WRITTEN REQUEST: From the first line of the data below through the line holding "(ong) at (903,600)", output each line exactly and leave the pictures out.
--- START OF SUPPLIED INFORMATION ---
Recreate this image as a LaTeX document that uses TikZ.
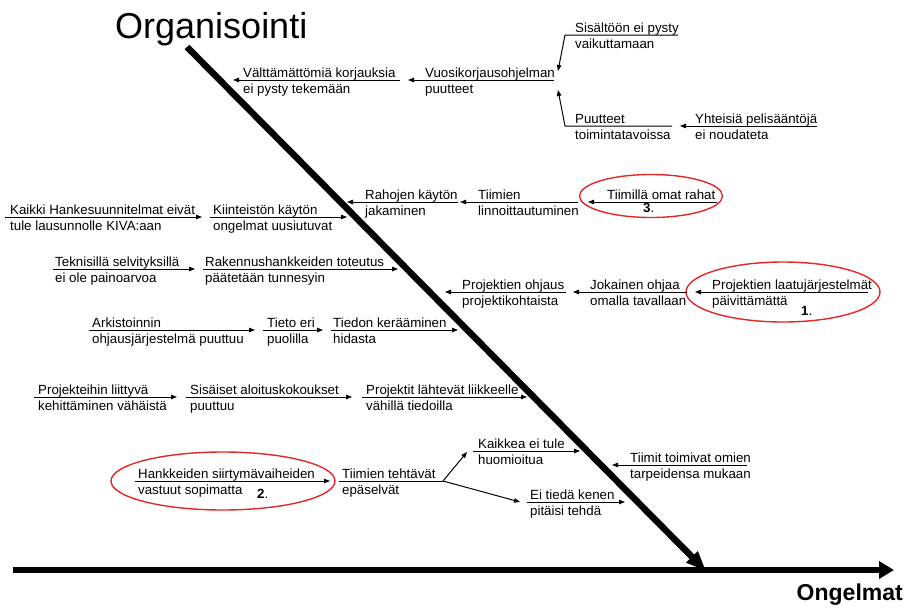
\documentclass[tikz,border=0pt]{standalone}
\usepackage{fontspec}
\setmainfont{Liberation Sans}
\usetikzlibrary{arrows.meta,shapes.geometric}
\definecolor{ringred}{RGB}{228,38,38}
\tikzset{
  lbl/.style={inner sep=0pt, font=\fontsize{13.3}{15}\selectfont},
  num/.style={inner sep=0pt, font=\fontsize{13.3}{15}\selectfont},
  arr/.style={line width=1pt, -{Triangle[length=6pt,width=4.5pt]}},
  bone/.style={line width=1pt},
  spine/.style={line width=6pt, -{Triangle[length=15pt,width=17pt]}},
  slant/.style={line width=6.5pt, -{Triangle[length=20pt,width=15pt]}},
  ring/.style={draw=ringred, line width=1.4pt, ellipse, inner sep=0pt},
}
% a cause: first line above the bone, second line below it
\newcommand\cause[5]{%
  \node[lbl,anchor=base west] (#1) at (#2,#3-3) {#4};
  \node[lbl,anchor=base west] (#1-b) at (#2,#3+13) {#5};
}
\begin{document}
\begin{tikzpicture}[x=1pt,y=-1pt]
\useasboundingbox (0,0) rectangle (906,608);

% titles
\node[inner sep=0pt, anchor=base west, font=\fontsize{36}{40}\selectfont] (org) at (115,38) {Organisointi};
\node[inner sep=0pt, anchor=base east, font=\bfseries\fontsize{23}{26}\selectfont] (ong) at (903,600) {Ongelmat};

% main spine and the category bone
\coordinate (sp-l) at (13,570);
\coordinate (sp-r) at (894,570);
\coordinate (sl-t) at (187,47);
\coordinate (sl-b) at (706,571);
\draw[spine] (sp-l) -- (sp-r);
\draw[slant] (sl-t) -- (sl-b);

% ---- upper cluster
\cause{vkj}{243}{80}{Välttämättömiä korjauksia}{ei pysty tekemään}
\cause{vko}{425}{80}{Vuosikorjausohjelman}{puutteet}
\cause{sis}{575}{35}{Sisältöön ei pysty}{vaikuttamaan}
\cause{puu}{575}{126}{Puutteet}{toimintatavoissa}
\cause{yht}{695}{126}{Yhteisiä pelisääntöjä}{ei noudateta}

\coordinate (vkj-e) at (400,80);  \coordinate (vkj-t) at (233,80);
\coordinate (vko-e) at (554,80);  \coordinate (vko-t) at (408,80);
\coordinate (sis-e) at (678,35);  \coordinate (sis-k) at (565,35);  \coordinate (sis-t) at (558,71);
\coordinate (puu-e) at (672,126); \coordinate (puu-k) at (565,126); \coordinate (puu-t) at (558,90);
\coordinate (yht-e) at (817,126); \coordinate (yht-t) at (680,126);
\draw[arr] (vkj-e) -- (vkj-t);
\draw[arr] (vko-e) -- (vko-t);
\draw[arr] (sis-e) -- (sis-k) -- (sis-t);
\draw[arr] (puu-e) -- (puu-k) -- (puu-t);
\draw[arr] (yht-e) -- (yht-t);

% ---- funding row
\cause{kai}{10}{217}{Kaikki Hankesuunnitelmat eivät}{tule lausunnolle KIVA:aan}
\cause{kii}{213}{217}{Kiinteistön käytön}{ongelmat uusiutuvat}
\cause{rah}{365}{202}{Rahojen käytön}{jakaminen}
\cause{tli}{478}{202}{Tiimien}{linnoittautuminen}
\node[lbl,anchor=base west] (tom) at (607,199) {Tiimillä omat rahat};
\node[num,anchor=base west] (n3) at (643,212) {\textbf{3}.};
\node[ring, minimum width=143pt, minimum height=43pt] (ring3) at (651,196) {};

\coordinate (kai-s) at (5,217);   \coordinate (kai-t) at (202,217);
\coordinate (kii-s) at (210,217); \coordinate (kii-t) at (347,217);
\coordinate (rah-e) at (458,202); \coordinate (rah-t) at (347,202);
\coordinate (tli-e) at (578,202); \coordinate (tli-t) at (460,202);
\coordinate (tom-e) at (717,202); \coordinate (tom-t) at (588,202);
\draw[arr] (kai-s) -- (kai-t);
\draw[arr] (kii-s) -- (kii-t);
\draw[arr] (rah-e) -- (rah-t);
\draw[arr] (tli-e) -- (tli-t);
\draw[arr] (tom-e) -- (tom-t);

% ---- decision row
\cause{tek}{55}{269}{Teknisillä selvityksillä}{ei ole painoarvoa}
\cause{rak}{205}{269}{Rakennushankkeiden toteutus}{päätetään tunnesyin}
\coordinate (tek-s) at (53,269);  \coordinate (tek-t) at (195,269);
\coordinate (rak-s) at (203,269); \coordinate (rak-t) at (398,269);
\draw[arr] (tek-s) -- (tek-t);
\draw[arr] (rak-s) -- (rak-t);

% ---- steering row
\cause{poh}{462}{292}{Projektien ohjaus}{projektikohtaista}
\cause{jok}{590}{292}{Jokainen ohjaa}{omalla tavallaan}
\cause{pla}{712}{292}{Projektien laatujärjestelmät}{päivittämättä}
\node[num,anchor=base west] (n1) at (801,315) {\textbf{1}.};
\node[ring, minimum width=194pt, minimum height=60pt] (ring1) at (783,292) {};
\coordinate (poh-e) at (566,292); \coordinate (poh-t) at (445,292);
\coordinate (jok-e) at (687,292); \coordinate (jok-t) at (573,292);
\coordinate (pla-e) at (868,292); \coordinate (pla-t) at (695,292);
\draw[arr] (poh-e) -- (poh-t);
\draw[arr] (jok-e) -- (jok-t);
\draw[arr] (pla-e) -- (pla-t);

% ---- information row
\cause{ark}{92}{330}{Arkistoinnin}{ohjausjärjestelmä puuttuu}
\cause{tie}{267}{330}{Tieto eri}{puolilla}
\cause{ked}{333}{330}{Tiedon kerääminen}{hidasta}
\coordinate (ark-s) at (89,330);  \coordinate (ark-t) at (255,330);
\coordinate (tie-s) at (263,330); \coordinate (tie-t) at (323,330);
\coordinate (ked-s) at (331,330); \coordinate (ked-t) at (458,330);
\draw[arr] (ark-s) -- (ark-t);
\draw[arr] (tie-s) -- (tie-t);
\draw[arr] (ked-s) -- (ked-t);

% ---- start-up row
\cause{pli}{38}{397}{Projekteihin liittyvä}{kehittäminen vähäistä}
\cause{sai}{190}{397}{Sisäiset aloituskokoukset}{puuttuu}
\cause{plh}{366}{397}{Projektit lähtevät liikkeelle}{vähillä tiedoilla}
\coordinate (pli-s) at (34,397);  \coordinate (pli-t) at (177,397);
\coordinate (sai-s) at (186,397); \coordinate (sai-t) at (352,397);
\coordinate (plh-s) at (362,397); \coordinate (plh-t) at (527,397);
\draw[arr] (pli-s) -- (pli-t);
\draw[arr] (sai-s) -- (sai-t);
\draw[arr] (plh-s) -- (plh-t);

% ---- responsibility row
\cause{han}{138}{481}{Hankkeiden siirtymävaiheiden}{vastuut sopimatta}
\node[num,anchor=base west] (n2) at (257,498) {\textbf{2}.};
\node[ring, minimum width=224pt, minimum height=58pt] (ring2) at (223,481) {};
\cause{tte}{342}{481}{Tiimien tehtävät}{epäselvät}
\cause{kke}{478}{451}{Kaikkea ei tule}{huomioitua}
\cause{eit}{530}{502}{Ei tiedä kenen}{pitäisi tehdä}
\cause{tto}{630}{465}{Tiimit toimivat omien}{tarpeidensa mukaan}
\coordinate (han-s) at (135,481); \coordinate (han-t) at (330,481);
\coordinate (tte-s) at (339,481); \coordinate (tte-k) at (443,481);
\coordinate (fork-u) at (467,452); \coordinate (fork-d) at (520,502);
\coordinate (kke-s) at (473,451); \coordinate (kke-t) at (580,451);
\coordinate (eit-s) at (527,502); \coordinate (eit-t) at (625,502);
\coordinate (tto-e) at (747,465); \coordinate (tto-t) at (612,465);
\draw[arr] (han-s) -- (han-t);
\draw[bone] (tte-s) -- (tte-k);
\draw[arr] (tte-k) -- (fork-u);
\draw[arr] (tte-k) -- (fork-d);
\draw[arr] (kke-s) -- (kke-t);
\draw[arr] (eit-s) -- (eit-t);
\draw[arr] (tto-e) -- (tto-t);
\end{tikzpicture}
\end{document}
--- END OF SUPPLIED INFORMATION ---
RESPONSE BELOW:
Recreate this image as a LaTeX document that uses TikZ.
\documentclass[tikz,border=0pt]{standalone}
\usepackage{fontspec}
\setmainfont{Liberation Sans}
\usetikzlibrary{arrows.meta,shapes.geometric}
\definecolor{ringred}{RGB}{228,38,38}
\tikzset{
  lbl/.style={inner sep=0pt, font=\fontsize{13.3}{15}\selectfont},
  num/.style={inner sep=0pt, font=\fontsize{13.3}{15}\selectfont},
  arr/.style={line width=1pt, -{Triangle[length=6pt,width=4.5pt]}},
  bone/.style={line width=1pt},
  spine/.style={line width=6pt, -{Triangle[length=15pt,width=17pt]}},
  slant/.style={line width=6.5pt, -{Triangle[length=20pt,width=15pt]}},
  ring/.style={draw=ringred, line width=1.4pt, ellipse, inner sep=0pt},
}
% a cause: first line above the bone, second line below it
\newcommand\cause[5]{%
  \node[lbl,anchor=base west] (#1) at (#2,#3-3) {#4};
  \node[lbl,anchor=base west] (#1-b) at (#2,#3+13) {#5};
}
\begin{document}
\begin{tikzpicture}[x=1pt,y=-1pt]
\useasboundingbox (0,0) rectangle (906,608);

% titles
\node[inner sep=0pt, anchor=base west, font=\fontsize{36}{40}\selectfont] (org) at (115,38) {Organisointi};
\node[inner sep=0pt, anchor=base east, font=\bfseries\fontsize{23}{26}\selectfont] (ong) at (903,600) {Ongelmat};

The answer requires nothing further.